## Start Data provided

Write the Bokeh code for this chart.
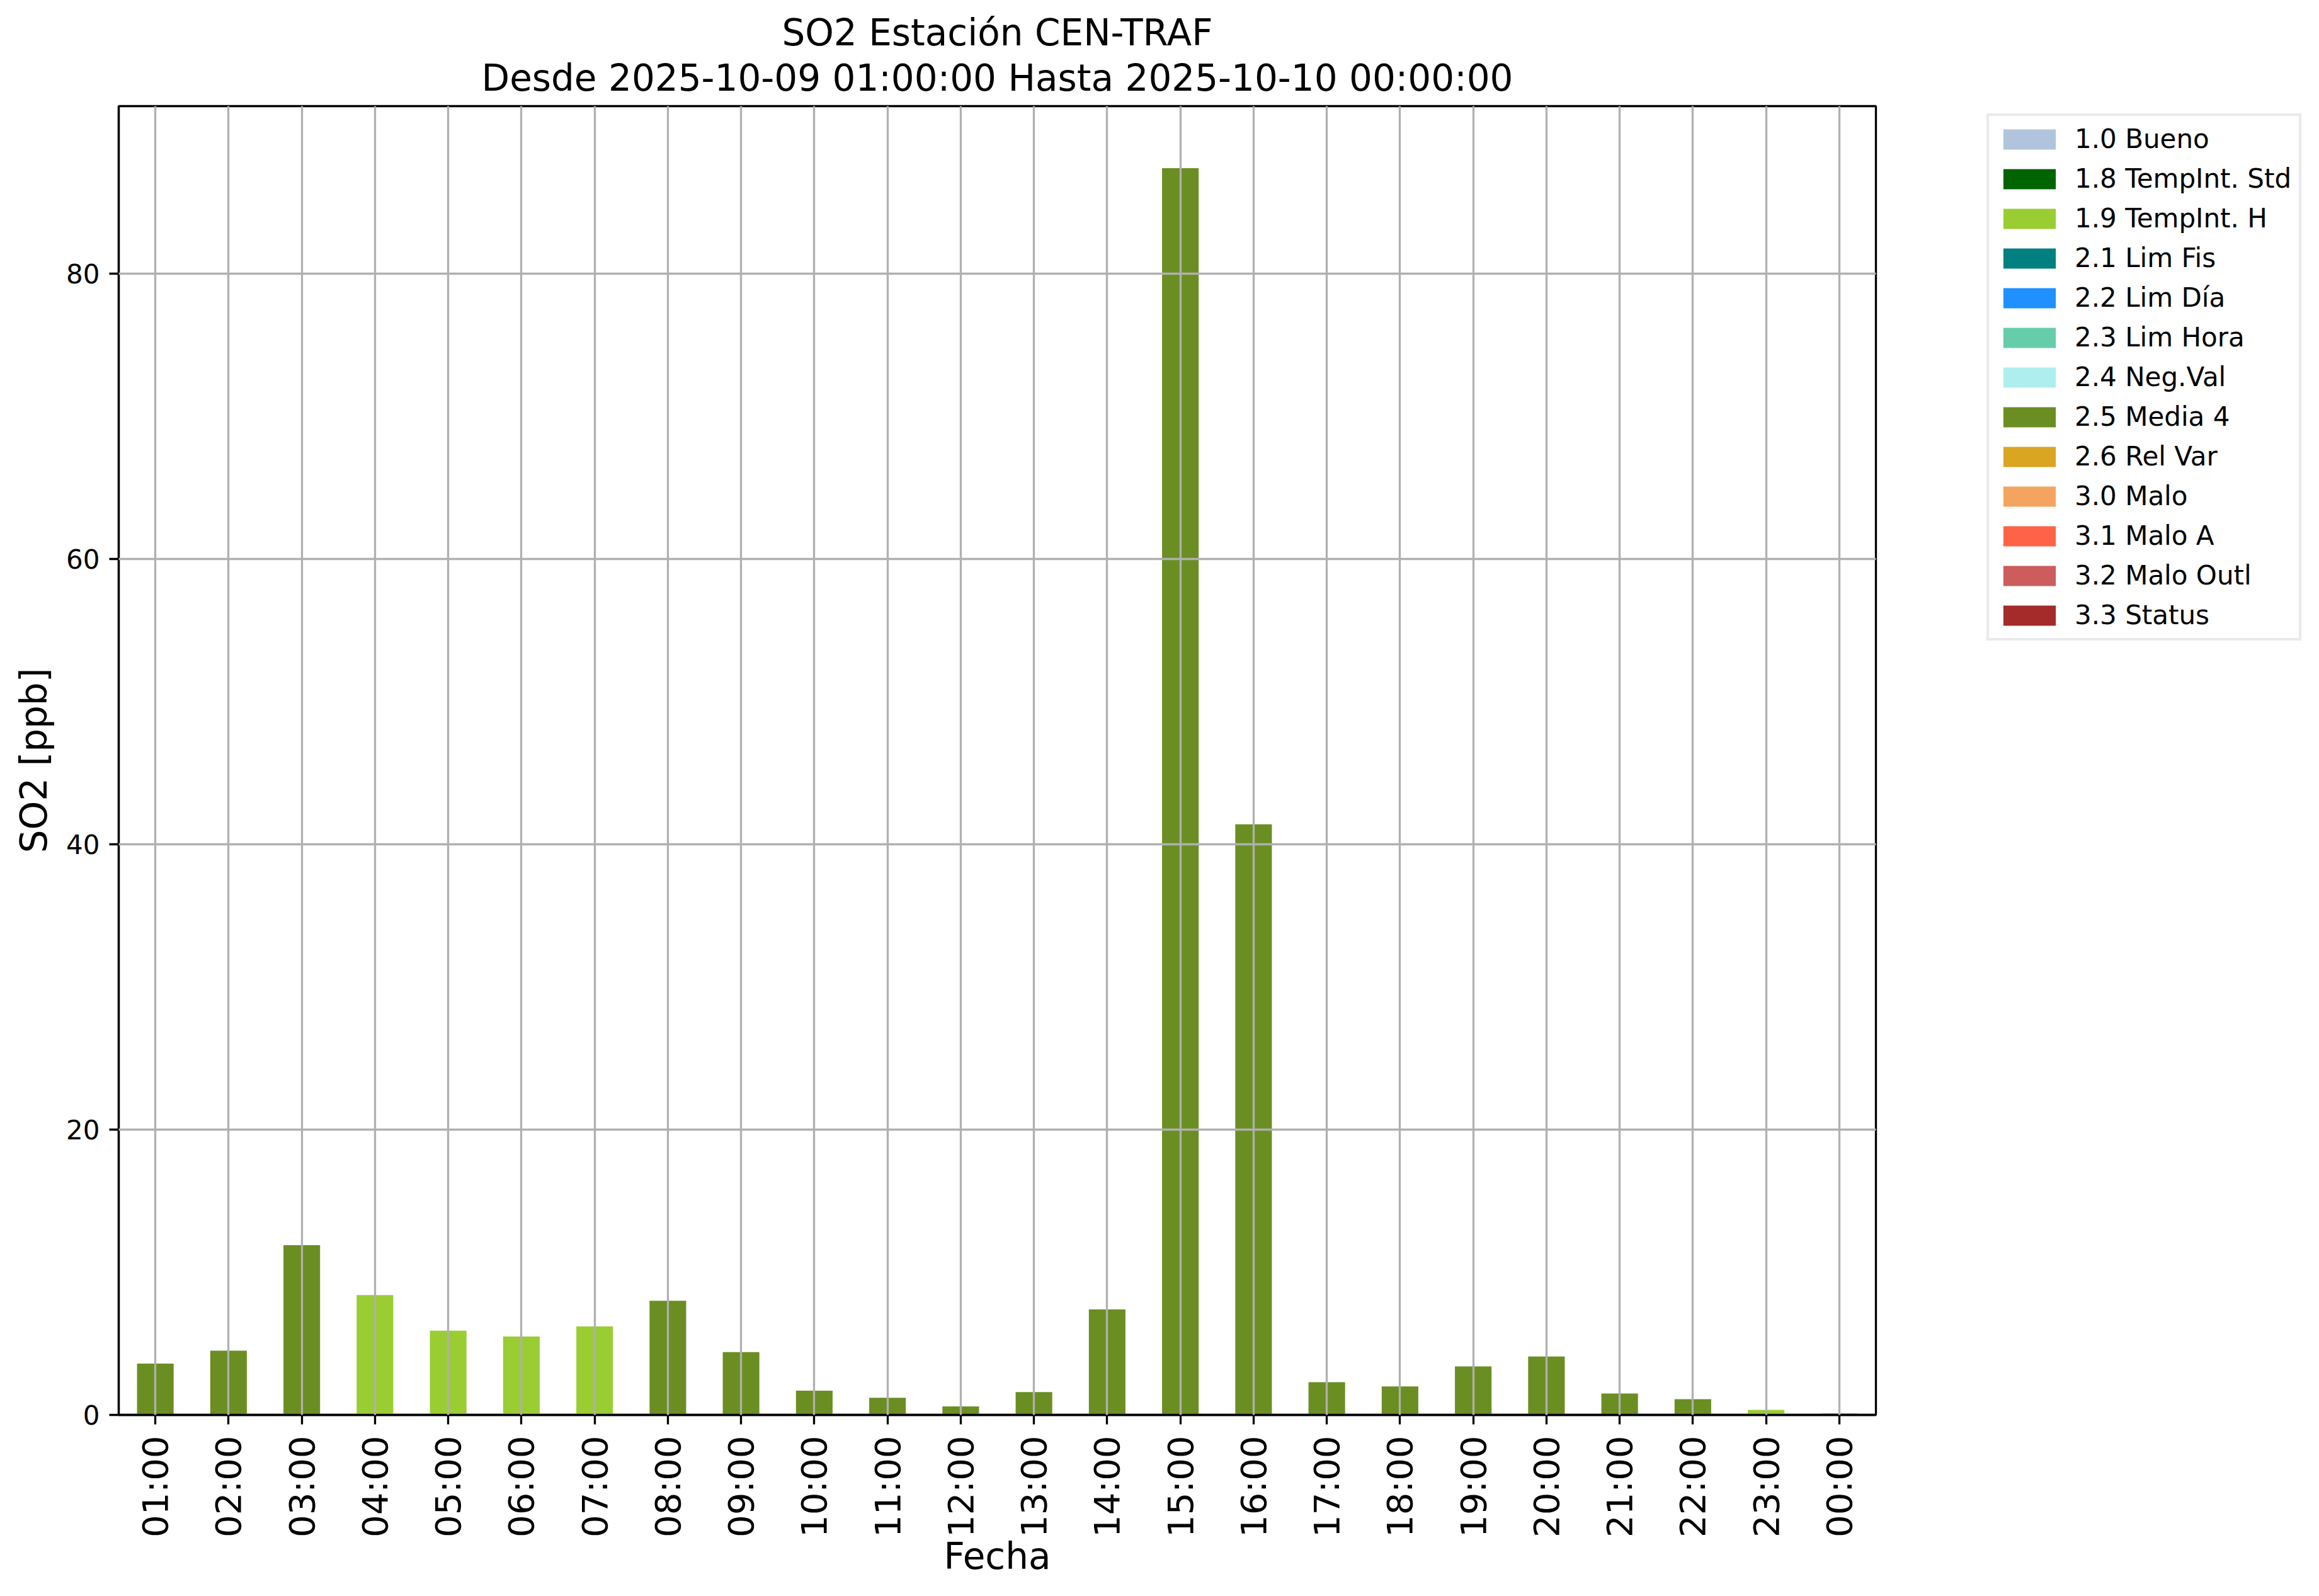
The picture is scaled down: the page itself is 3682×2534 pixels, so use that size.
import math
from bokeh.plotting import figure
from bokeh.models import (FactorRange, Range1d, ColumnDataSource, Legend, LegendItem,
                          Title, FixedTicker)
from bokeh.embed import file_html
from bokeh.resources import INLINE

# ---------------- data ----------------
hours = ["01:00", "02:00", "03:00", "04:00", "05:00", "06:00", "07:00", "08:00",
         "09:00", "10:00", "11:00", "12:00", "13:00", "14:00", "15:00", "16:00",
         "17:00", "18:00", "19:00", "20:00", "21:00", "22:00", "23:00", "00:00"]
so2_values = [3.6, 4.5, 11.9, 8.4, 5.9, 5.5, 6.2, 8.0, 4.4, 1.7, 1.2, 0.6,
              1.6, 7.4, 87.4, 41.4, 2.3, 2.0, 3.4, 4.1, 1.5, 1.1, 0.35, 0.1]
flags = ["2.5 Media 4", "2.5 Media 4", "2.5 Media 4", "1.9 TempInt. H",
         "1.9 TempInt. H", "1.9 TempInt. H", "1.9 TempInt. H", "2.5 Media 4",
         "2.5 Media 4", "2.5 Media 4", "2.5 Media 4", "2.5 Media 4",
         "2.5 Media 4", "2.5 Media 4", "2.5 Media 4", "2.5 Media 4",
         "2.5 Media 4", "2.5 Media 4", "2.5 Media 4", "2.5 Media 4",
         "2.5 Media 4", "2.5 Media 4", "1.9 TempInt. H", "2.5 Media 4"]

legend_labels = ["1.0 Bueno", "1.8 TempInt. Std", "1.9 TempInt. H", "2.1 Lim Fis",
                 "2.2 Lim Día", "2.3 Lim Hora", "2.4 Neg.Val", "2.5 Media 4",
                 "2.6 Rel Var", "3.0 Malo", "3.1 Malo A", "3.2 Malo Outl", "3.3 Status"]
legend_colors = ["#B0C4DE", "#006400", "#9ACD32", "#008080", "#1E90FF", "#66CDAA",
                 "#AFEEEE", "#6B8E23", "#DAA520", "#F4A460", "#FF6347", "#CD5C5C",
                 "#A52A2A"]

title_line1 = "SO2 Estación CEN-TRAF"
title_line2 = "Desde 2025-10-09 01:00:00 Hasta 2025-10-10 00:00:00"
x_label = "Fecha"
y_label = "SO2 [ppb]"
y_ticks = [0, 20, 40, 60, 80]
y_max = 91.75

# ---------------- figure ----------------
FONT = "DejaVu Sans"
FRAME_W, FRAME_H = 2790, 2078

color_of = dict(zip(legend_labels, legend_colors))
source = ColumnDataSource(dict(hour=hours, value=so2_values,
                               color=[color_of[f] for f in flags]))

p = figure(x_range=FactorRange(*hours, range_padding=0),
           y_range=Range1d(0, y_max),
           frame_width=FRAME_W, frame_height=FRAME_H,
           min_border_left=188, min_border_top=168,
           min_border_right=688, min_border_bottom=272,
           output_backend="svg", toolbar_location=None, title=None)
p.background_fill_color = "white"
p.border_fill_color = "white"
p.outline_line_color = "black"
p.outline_line_width = 3.3

p.vbar(x="hour", top="value", width=0.5, source=source,
       fill_color="color", line_color=None)

# grid over bars
for g in (p.xgrid, p.ygrid):
    g.grid_line_color = "#b0b0b0"
    g.grid_line_width = 3.3
    g.level = "annotation"
p.ygrid.ticker = FixedTicker(ticks=y_ticks)

# axes
p.yaxis.ticker = FixedTicker(ticks=y_ticks)
for ax in (p.xaxis, p.yaxis):
    ax.axis_line_color = "black"
    ax.axis_line_width = 3.3
    ax.major_tick_line_color = "black"
    ax.major_tick_line_width = 3.3
    ax.major_tick_out = 15
    ax.major_tick_in = 0
    ax.minor_tick_line_color = None
    ax.major_label_text_font = FONT
    ax.major_label_text_color = "black"
    ax.axis_label_text_font = FONT
    ax.axis_label_text_font_style = "normal"
    ax.axis_label_text_font_size = "58px"
    ax.axis_label_text_color = "black"

p.yaxis.major_label_text_font_size = "42px"
p.yaxis.major_label_standoff = 15
p.yaxis.axis_label = y_label
p.yaxis.axis_label_standoff = 14

p.xaxis.major_label_text_font_size = "56px"
p.xaxis.major_label_orientation = math.pi / 2
p.xaxis.major_label_standoff = 18
p.xaxis.axis_label = x_label
p.xaxis.axis_label_standoff = -7

# two-line title, each line centred over the frame
# (first added sits nearest the frame)
p.add_layout(Title(text=title_line2, align="center",
                   text_font=FONT, text_font_size="58px", text_font_style="normal",
                   text_color="black", standoff=22), "above")
p.add_layout(Title(text=title_line1, align="center",
                   text_font=FONT, text_font_size="58px", text_font_style="normal",
                   text_color="black", standoff=-18), "above")

# legend (one zero-height bar per entry so the swatch is drawn)
items = []
for lab, col in zip(legend_labels, legend_colors):
    r = p.vbar(x=[hours[0]], top=[0], bottom=[0], width=0.5,
               fill_color=col, line_color=None)
    items.append(LegendItem(label=lab, renderers=[r]))

legend = Legend(items=items, location=(176, 1229))
legend.glyph_width = 104
legend.glyph_height = 40
legend.label_standoff = 20
legend.padding = 12
legend.spacing = 14
legend.margin = 0
legend.label_text_font = FONT
legend.label_text_font_size = "42px"
legend.label_text_color = "black"
legend.border_line_color = "#d6d6d6"
legend.border_line_width = 4
legend.background_fill_color = "white"
legend.background_fill_alpha = 1.0
p.add_layout(legend, "right")

open("out.html", "w").write(file_html(p, INLINE))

## End Data provided

◆ **What you have to do**
Starting at the line that contains "The picture is" and stopping at the line that contains "FRAME_W, FRAME_H = 2790, 2078", transcribe the lines exactly; both boundary lines are to be included.

◆ **Solution to this task**
The picture is scaled down: the page itself is 3682×2534 pixels, so use that size.
import math
from bokeh.plotting import figure
from bokeh.models import (FactorRange, Range1d, ColumnDataSource, Legend, LegendItem,
                          Title, FixedTicker)
from bokeh.embed import file_html
from bokeh.resources import INLINE

# ---------------- data ----------------
hours = ["01:00", "02:00", "03:00", "04:00", "05:00", "06:00", "07:00", "08:00",
         "09:00", "10:00", "11:00", "12:00", "13:00", "14:00", "15:00", "16:00",
         "17:00", "18:00", "19:00", "20:00", "21:00", "22:00", "23:00", "00:00"]
so2_values = [3.6, 4.5, 11.9, 8.4, 5.9, 5.5, 6.2, 8.0, 4.4, 1.7, 1.2, 0.6,
              1.6, 7.4, 87.4, 41.4, 2.3, 2.0, 3.4, 4.1, 1.5, 1.1, 0.35, 0.1]
flags = ["2.5 Media 4", "2.5 Media 4", "2.5 Media 4", "1.9 TempInt. H",
         "1.9 TempInt. H", "1.9 TempInt. H", "1.9 TempInt. H", "2.5 Media 4",
         "2.5 Media 4", "2.5 Media 4", "2.5 Media 4", "2.5 Media 4",
         "2.5 Media 4", "2.5 Media 4", "2.5 Media 4", "2.5 Media 4",
         "2.5 Media 4", "2.5 Media 4", "2.5 Media 4", "2.5 Media 4",
         "2.5 Media 4", "2.5 Media 4", "1.9 TempInt. H", "2.5 Media 4"]

legend_labels = ["1.0 Bueno", "1.8 TempInt. Std", "1.9 TempInt. H", "2.1 Lim Fis",
                 "2.2 Lim Día", "2.3 Lim Hora", "2.4 Neg.Val", "2.5 Media 4",
                 "2.6 Rel Var", "3.0 Malo", "3.1 Malo A", "3.2 Malo Outl", "3.3 Status"]
legend_colors = ["#B0C4DE", "#006400", "#9ACD32", "#008080", "#1E90FF", "#66CDAA",
                 "#AFEEEE", "#6B8E23", "#DAA520", "#F4A460", "#FF6347", "#CD5C5C",
                 "#A52A2A"]

title_line1 = "SO2 Estación CEN-TRAF"
title_line2 = "Desde 2025-10-09 01:00:00 Hasta 2025-10-10 00:00:00"
x_label = "Fecha"
y_label = "SO2 [ppb]"
y_ticks = [0, 20, 40, 60, 80]
y_max = 91.75

# ---------------- figure ----------------
FONT = "DejaVu Sans"
FRAME_W, FRAME_H = 2790, 2078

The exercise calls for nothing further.